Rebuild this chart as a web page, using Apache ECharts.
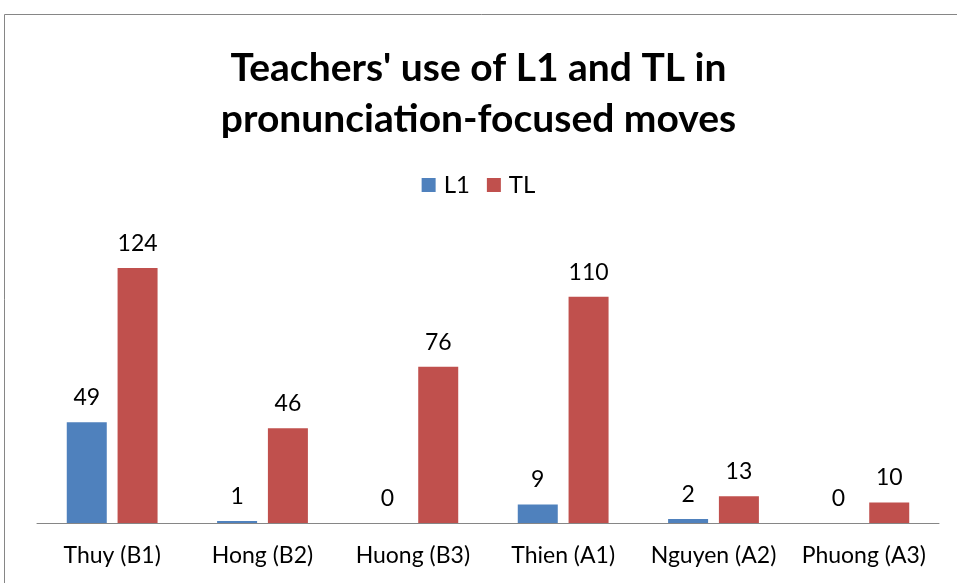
<!DOCTYPE html>
<html>
<head>
<meta charset="utf-8">
<script src="https://cdn.jsdelivr.net/npm/echarts@6/dist/echarts.min.js"></script>
<style>
  html, body { margin: 0; padding: 0; background: #fff; }
  #main { width: 957px; height: 583px; }
</style>
</head>
<body>
<div id="main"></div>
<script>
// data
const teachers = ['Thuy (B1)', 'Hong (B2)', 'Huong (B3)', 'Thien (A1)', 'Nguyen (A2)', 'Phuong (A3)'];
const l1 = [49, 1, 0, 9, 2, 0];
const tl = [124, 46, 76, 110, 13, 10];

const font = 'Lato, "Open Sans", sans-serif';

const myChart = echarts.init(document.getElementById('main'));

const labelStyle = {
    show: true,
    position: 'top',
    distance: 13,
    fontFamily: font,
    fontSize: 23,
    color: '#000'
};

const option = {
    animation: false,
    backgroundColor: '#fff',
    graphic: [{
        type: 'rect',
        shape: { x: 4.5, y: 14.5, width: 1000, height: 1000 },
        style: { fill: 'none', stroke: '#868686', lineWidth: 1 },
        silent: true
    }],
    title: {
        text: "Teachers' use of L1 and TL in\npronunciation-focused moves",
        left: 'center',
        top: 38,
        textStyle: {
            fontFamily: font,
            fontWeight: 'bold',
            fontSize: 39,
            lineHeight: 51,
            color: '#000'
        }
    },
    legend: {
        top: 168,
        left: 'center',
        itemWidth: 14,
        itemHeight: 14,
        itemGap: 17,
        icon: 'rect',
        textStyle: { fontFamily: font, fontSize: 24, color: '#000', padding: [0, 0, 0, 3] },
        data: ['L1', 'TL']
    },
    grid: {
        left: 37,
        right: 18,
        top: 235,
        bottom: 60
    },
    xAxis: {
        type: 'category',
        data: teachers,
        axisLine: { lineStyle: { color: '#868686', width: 1 } },
        axisTick: { show: false },
        axisLabel: {
            fontFamily: font,
            fontSize: 23,
            color: '#000',
            margin: 21,
            interval: 0
        }
    },
    yAxis: {
        type: 'value',
        min: 0,
        max: 140,
        interval: 20,
        show: false,
        splitLine: { show: false }
    },
    series: [{
        name: 'L1',
        type: 'bar',
        data: l1,
        barWidth: 40,
        barGap: '27%',
        itemStyle: { color: '#4F81BD' },
        label: labelStyle
    }, {
        name: 'TL',
        type: 'bar',
        data: tl,
        barWidth: 40,
        itemStyle: { color: '#C0504D' },
        label: labelStyle
    }]
};

myChart.setOption(option);
</script>
</body>
</html>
══════
Stated task:
Set down the material exactly, every line of it, except for the pictures.

Reply:
Rebuild this chart as a web page, using Apache ECharts.
<!DOCTYPE html>
<html>
<head>
<meta charset="utf-8">
<script src="https://cdn.jsdelivr.net/npm/echarts@6/dist/echarts.min.js"></script>
<style>
  html, body { margin: 0; padding: 0; background: #fff; }
  #main { width: 957px; height: 583px; }
</style>
</head>
<body>
<div id="main"></div>
<script>
// data
const teachers = ['Thuy (B1)', 'Hong (B2)', 'Huong (B3)', 'Thien (A1)', 'Nguyen (A2)', 'Phuong (A3)'];
const l1 = [49, 1, 0, 9, 2, 0];
const tl = [124, 46, 76, 110, 13, 10];

const font = 'Lato, "Open Sans", sans-serif';

const myChart = echarts.init(document.getElementById('main'));

const labelStyle = {
    show: true,
    position: 'top',
    distance: 13,
    fontFamily: font,
    fontSize: 23,
    color: '#000'
};

const option = {
    animation: false,
    backgroundColor: '#fff',
    graphic: [{
        type: 'rect',
        shape: { x: 4.5, y: 14.5, width: 1000, height: 1000 },
        style: { fill: 'none', stroke: '#868686', lineWidth: 1 },
        silent: true
    }],
    title: {
        text: "Teachers' use of L1 and TL in\npronunciation-focused moves",
        left: 'center',
        top: 38,
        textStyle: {
            fontFamily: font,
            fontWeight: 'bold',
            fontSize: 39,
            lineHeight: 51,
            color: '#000'
        }
    },
    legend: {
        top: 168,
        left: 'center',
        itemWidth: 14,
        itemHeight: 14,
        itemGap: 17,
        icon: 'rect',
        textStyle: { fontFamily: font, fontSize: 24, color: '#000', padding: [0, 0, 0, 3] },
        data: ['L1', 'TL']
    },
    grid: {
        left: 37,
        right: 18,
        top: 235,
        bottom: 60
    },
    xAxis: {
        type: 'category',
        data: teachers,
        axisLine: { lineStyle: { color: '#868686', width: 1 } },
        axisTick: { show: false },
        axisLabel: {
            fontFamily: font,
            fontSize: 23,
            color: '#000',
            margin: 21,
            interval: 0
        }
    },
    yAxis: {
        type: 'value',
        min: 0,
        max: 140,
        interval: 20,
        show: false,
        splitLine: { show: false }
    },
    series: [{
        name: 'L1',
        type: 'bar',
        data: l1,
        barWidth: 40,
        barGap: '27%',
        itemStyle: { color: '#4F81BD' },
        label: labelStyle
    }, {
        name: 'TL',
        type: 'bar',
        data: tl,
        barWidth: 40,
        itemStyle: { color: '#C0504D' },
        label: labelStyle
    }]
};

myChart.setOption(option);
</script>
</body>
</html>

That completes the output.